Question

Let $f\left( x \right)=\left[ x \right]+\left[ -x \right]$, where $\left[ x \right]$ denotes the greatest integer less than or equal to x.
Then, for any integer m
(a) \[\underset{x\to m}{\mathop{\lim }}\,f\left( x \right)=f\left( m \right)\]
(b) \[\underset{x\to m}{\mathop{\lim }}\,f\left( x \right)\ne f\left( m \right)\]
(c) \[\underset{x\to m}{\mathop{\lim }}\,f\left( x \right)\] does not exist
(d) None of the above

Answer 1

Hint: Try to draw the graph of $f\left( x \right)$ and analyze the graph at points of integers.

Complete step-by-step answer:

In the question we are given a function \[f\left( x \right)\] such that \[f\left( x \right)=\left[ x \right]+\left[ -x \right]\], where $\left[ x \right]$ denotes the greatest integer less than or equal to x.

Now \[f\left( x \right)=\left[ x \right]+\left[ -x \right]\] , so if x is integer then \[\left[ x \right]=x\] and \[\left[ -x \right]=-x\]

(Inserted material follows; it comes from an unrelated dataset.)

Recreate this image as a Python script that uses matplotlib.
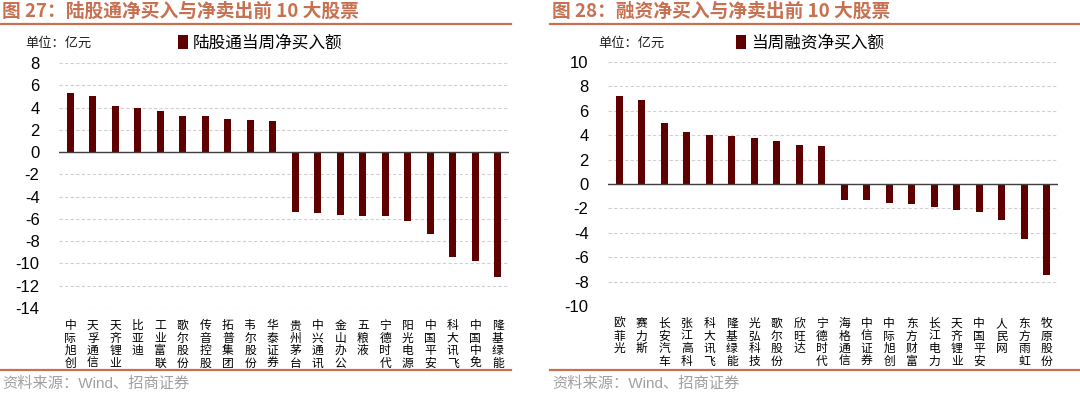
import matplotlib
matplotlib.use('Agg')
import matplotlib.pyplot as plt
from matplotlib.patches import Patch
from matplotlib.lines import Line2D

plt.rcParams['font.family'] = ['Noto Sans CJK SC', 'DejaVu Sans']

# ---- data (亿元) ----
hk_names = ['中际旭创', '天孚通信', '天齐锂业', '比亚迪', '工业富联', '歌尔股份', '传音控股',
            '拓普集团', '韦尔股份', '华泰证券', '贵州茅台', '中兴通讯', '金山办公', '五粮液',
            '宁德时代', '阳光电源', '中国平安', '科大讯飞', '中国中免', '隆基绿能']
hk_values = [5.27, 5.05, 4.13, 3.93, 3.69, 3.24, 3.24, 2.95, 2.88, 2.79,
             -5.40, -5.49, -5.61, -5.70, -5.76, -6.15, -7.34, -9.41, -9.80, -11.21]

mg_names = ['欧菲光', '赛力斯', '长安汽车', '张江高科', '科大讯飞', '隆基绿能', '光弘科技',
            '歌尔股份', '欣旺达', '宁德时代', '海格通信', '中信证券', '中际旭创', '东方财富',
            '长江电力', '天齐锂业', '中国平安', '人民网', '东方雨虹', '牧原股份']
mg_values = [7.22, 6.87, 5.01, 4.28, 4.01, 3.92, 3.73, 3.54, 3.16, 3.11,
             -1.31, -1.31, -1.56, -1.67, -1.86, -2.13, -2.32, -2.98, -4.51, -7.46]

W, H = 1080, 396
bar_color = '#5E0000'
accent = '#C8704F'
num_font = ['Liberation Sans', 'Noto Sans CJK SC']

fig = plt.figure(figsize=(W / 100, H / 100), dpi=100)


def px(x, y):
    return x / W, 1 - y / H


def draw_panel(rect, names, values, ylim, yticks, title, legend_label,
               title_x, line_x0, line_x1, unit_x, legend_x):
    ax = fig.add_axes(rect)
    xs = range(len(values))
    ax.bar(xs, values, width=0.3, color=bar_color, zorder=3)
    ax.set_xlim(-0.5, len(values) - 0.5)
    ax.set_ylim(*ylim)
    ax.set_yticks(yticks)
    ax.set_yticklabels([str(t) for t in yticks], family=num_font, fontsize=12)
    ax.set_xticks(list(xs))
    labels = ax.set_xticklabels(['\n'.join(n) for n in names], fontsize=8.5, va='top')
    for lb in labels:
        lb.set_linespacing(0.95)
    ax.tick_params(axis='both', length=0)
    ax.tick_params(axis='x', pad=8)
    ax.tick_params(axis='y', pad=14)
    for s in ax.spines.values():
        s.set_visible(False)
    ax.yaxis.grid(True, color='#D0D0D0', linestyle=(0, (3, 2)), linewidth=0.8, zorder=0)
    ax.axhline(0, color='#404040', linewidth=1.0, zorder=4)

    # title & rules
    tx, ty = px(title_x, 11)
    fig.text(tx, ty, title, color=accent, fontsize=13.5, fontweight='bold', va='center', ha='left')
    fig.add_artist(Line2D([line_x0 / W, line_x1 / W], [1 - 24 / H] * 2, color=accent, linewidth=1.6))
    fig.add_artist(Line2D([line_x0 / W, line_x1 / W], [1 - 370 / H] * 2, color=accent, linewidth=1.6))
    sx, sy = px(title_x, 384)
    fig.text(sx, sy, '资料来源：Wind、招商证券', color='#A0A0A0', fontsize=11,
             family=num_font, va='center', ha='left')

    ux, uy = px(unit_x, 43)
    fig.text(ux, uy, '单位：亿元', fontsize=9.5, va='center', ha='left', color='#202020')
    lx, ly = px(legend_x, 43)
    ax.legend(handles=[Patch(facecolor=bar_color, label=legend_label)], loc='center left',
              bbox_to_anchor=(lx, ly), bbox_transform=fig.transFigure, frameon=False,
              borderaxespad=0, borderpad=0, handlelength=0.6, handleheight=0.9,
              handletextpad=0.3, fontsize=12)
    return ax


draw_panel([59 / W, 1 - 308 / H, 450 / W, 245 / H], hk_names, hk_values,
           (-14, 8), list(range(-14, 9, 2)),
           '图 27：陆股通净买入与净卖出前 10 大股票', '陆股通当周净买入额',
           2, 0, 511, 25, 178)
draw_panel([608 / W, 1 - 306 / H, 450 / W, 244 / H], mg_names, mg_values,
           (-10, 10), list(range(-10, 11, 2)),
           '图 28：融资净买入与净卖出前 10 大股票', '当周融资净买入额',
           552, 550, 1080, 598, 736)

fig.savefig('out.png', dpi=100)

So, \[f\left( x \right)=x-x=0\]

If x is not an integer then \[\left[ x \right]=x\] and \[\left[ -x \right]=-\left[ x \right]=-1\]

So,

\[f\left( x \right)=x+\left[ -x \right]\]

\[=\left[ x \right]+\left( -\left[ x \right] \right)-1\]

\[=-1\]

So,

\[f\left( x \right)=\left\{ \begin{matrix}

   0,x\in Integer \\

   -1,x\notin Integer \\

\end{matrix} \right.\]

So, Range of \[f\left( x \right)=\left\{ 0,-1 \right\}\] and Domain of \[f\left( x \right)=R\]

Let \[m\in Integer\]

So its left hand limit is,

L.H.L \[=\underset{x\to {{m}^{-}}}{\mathop{\lim }}\,f\left( x \right)=-1\]

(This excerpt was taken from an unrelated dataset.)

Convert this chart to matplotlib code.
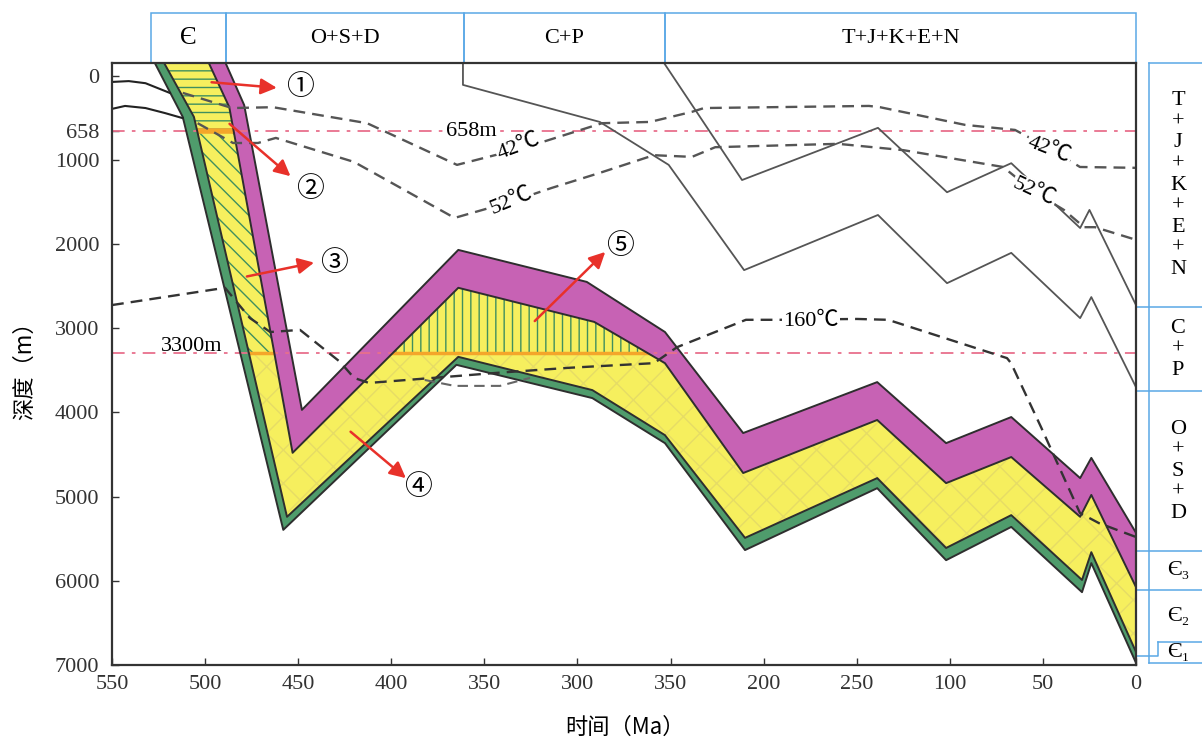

And it's right hand limit is,

R.H.L \[=\underset{x\to {{m}^{+}}}{\mathop{\lim }}\,f\left( x \right)=-1\]

So, \[\underset{x\to m}{\mathop{\lim }}\,f\left( x \right)\] exists.

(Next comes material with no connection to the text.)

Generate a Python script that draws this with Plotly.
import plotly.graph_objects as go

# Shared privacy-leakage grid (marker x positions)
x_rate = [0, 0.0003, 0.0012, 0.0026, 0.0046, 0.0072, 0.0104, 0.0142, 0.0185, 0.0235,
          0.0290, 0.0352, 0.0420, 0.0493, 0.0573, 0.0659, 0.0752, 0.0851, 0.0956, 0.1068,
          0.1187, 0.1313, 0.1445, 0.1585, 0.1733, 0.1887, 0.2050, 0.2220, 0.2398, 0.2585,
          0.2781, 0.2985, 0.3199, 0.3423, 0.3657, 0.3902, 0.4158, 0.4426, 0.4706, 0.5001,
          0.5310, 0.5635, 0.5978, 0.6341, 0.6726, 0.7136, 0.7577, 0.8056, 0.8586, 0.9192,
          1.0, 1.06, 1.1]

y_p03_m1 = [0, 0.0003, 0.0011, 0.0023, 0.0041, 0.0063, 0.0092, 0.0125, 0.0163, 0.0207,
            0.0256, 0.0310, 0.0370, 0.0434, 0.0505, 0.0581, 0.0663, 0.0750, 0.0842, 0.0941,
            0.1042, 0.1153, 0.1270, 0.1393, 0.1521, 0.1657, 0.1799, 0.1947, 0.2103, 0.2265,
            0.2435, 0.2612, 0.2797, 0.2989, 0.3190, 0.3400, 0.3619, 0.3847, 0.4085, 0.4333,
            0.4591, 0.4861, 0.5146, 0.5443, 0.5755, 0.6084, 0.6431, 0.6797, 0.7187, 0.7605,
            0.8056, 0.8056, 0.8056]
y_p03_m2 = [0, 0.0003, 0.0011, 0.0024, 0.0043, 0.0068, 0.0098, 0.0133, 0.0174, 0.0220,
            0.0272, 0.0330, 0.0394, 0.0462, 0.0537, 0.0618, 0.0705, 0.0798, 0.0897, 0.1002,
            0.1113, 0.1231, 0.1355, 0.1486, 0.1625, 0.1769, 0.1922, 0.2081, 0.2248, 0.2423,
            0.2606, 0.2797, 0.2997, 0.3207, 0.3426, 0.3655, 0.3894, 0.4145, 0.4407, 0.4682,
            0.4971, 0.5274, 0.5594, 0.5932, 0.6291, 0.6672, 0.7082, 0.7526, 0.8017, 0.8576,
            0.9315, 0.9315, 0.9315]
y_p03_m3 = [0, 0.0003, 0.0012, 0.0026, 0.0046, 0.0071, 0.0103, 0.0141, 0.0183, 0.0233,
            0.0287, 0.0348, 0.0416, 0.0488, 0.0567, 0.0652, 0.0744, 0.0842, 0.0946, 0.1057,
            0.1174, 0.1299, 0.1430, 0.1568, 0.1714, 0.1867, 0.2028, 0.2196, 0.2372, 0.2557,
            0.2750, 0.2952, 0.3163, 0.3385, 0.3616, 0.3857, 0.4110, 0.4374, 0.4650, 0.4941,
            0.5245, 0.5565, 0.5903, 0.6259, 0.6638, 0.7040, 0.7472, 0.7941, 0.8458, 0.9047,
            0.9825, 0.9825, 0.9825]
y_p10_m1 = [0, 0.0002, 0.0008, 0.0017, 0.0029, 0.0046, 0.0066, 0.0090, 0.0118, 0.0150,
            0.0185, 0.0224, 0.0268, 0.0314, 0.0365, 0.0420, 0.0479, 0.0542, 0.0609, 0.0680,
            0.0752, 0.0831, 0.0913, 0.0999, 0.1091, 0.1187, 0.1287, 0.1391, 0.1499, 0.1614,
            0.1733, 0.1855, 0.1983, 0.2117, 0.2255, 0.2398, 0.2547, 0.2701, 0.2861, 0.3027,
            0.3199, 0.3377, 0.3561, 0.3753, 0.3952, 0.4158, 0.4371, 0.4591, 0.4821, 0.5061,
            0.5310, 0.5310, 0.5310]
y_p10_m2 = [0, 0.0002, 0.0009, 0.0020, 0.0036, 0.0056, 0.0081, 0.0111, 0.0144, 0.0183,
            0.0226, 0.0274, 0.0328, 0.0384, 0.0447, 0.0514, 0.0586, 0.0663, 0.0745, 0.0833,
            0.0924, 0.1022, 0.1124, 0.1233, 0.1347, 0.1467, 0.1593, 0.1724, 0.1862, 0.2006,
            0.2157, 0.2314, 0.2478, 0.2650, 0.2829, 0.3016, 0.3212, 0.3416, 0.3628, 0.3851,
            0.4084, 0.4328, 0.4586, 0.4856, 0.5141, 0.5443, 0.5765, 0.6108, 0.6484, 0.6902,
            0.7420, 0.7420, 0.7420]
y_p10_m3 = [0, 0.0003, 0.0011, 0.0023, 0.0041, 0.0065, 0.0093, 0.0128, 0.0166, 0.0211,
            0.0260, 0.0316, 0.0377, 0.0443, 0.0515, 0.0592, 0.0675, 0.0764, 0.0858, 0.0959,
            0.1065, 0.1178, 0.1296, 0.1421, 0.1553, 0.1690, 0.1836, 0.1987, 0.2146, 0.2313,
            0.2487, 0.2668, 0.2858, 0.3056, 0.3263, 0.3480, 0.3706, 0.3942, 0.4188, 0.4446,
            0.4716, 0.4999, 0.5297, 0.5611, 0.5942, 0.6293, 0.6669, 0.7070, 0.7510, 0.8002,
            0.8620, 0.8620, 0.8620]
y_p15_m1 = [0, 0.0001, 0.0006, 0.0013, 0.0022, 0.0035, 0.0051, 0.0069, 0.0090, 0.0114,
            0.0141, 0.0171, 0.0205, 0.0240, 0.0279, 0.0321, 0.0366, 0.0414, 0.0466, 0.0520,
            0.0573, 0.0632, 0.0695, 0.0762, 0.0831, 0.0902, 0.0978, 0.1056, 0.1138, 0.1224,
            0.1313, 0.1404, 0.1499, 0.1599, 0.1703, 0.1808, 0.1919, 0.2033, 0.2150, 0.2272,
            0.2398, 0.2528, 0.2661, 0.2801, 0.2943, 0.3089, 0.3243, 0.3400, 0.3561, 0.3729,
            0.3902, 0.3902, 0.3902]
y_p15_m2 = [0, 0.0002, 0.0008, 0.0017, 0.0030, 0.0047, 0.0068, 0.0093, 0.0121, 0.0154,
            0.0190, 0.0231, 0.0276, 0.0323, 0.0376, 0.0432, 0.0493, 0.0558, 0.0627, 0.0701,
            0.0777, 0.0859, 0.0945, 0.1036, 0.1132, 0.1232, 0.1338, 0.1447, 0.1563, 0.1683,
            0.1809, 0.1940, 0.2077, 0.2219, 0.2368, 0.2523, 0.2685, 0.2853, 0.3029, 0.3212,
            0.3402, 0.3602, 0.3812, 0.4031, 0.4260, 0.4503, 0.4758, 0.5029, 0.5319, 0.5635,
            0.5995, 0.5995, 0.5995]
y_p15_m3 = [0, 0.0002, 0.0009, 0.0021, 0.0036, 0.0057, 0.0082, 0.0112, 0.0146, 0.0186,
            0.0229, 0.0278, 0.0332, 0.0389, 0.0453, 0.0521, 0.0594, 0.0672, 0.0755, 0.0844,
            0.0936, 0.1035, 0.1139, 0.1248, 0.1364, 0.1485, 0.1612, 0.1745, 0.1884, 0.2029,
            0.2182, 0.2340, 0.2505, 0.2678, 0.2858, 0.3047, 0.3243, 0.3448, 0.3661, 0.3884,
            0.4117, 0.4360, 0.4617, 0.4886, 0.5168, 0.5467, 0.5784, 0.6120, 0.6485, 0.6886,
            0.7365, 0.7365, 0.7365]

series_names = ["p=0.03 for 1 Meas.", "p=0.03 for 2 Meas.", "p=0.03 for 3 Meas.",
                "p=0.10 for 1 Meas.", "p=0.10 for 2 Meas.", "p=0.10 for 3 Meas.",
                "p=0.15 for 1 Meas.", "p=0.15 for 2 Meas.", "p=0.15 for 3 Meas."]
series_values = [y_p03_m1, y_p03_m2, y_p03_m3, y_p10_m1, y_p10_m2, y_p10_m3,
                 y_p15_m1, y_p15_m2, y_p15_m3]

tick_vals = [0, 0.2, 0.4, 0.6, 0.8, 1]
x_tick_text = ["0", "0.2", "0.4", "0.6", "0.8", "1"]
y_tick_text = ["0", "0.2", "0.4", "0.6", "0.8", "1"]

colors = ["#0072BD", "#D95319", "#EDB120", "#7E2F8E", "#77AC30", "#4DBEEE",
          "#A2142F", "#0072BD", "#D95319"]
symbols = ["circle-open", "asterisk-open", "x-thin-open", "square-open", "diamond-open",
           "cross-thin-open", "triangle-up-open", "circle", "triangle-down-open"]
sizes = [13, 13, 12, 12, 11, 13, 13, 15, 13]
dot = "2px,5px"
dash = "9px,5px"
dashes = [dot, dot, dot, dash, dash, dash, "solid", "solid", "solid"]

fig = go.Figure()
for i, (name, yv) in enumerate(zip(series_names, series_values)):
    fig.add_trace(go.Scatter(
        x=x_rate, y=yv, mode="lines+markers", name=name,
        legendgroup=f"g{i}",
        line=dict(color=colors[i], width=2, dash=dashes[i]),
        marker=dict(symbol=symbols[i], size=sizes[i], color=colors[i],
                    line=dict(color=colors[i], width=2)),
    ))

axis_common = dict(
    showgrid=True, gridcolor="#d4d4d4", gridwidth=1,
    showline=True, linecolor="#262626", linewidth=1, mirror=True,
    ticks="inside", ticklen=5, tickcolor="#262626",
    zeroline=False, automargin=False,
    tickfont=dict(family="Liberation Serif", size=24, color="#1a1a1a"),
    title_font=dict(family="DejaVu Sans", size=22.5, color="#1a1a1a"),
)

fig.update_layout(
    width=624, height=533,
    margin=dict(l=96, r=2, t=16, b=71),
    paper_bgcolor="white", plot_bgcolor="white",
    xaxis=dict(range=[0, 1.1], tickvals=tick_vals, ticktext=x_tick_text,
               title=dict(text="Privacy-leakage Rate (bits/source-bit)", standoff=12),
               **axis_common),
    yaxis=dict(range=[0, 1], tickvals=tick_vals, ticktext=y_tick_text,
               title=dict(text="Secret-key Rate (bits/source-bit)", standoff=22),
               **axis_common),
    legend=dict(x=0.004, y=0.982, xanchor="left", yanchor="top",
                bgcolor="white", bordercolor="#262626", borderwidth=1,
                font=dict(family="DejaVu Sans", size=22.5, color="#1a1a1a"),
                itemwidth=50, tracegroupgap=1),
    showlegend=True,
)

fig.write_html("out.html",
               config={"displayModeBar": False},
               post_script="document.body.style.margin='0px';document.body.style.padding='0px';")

But \[f\left( m \right)\] if m is integer \[=0\]

So, \[\underset{x\to m}{\mathop{\lim }}\,f\left( x \right)\ne f\left( m \right)\]

Hence, the correct option is ‘B’.

Note: Students should analyze the graph properly to do these types of problems easily. They should also be careful about continuity of various points.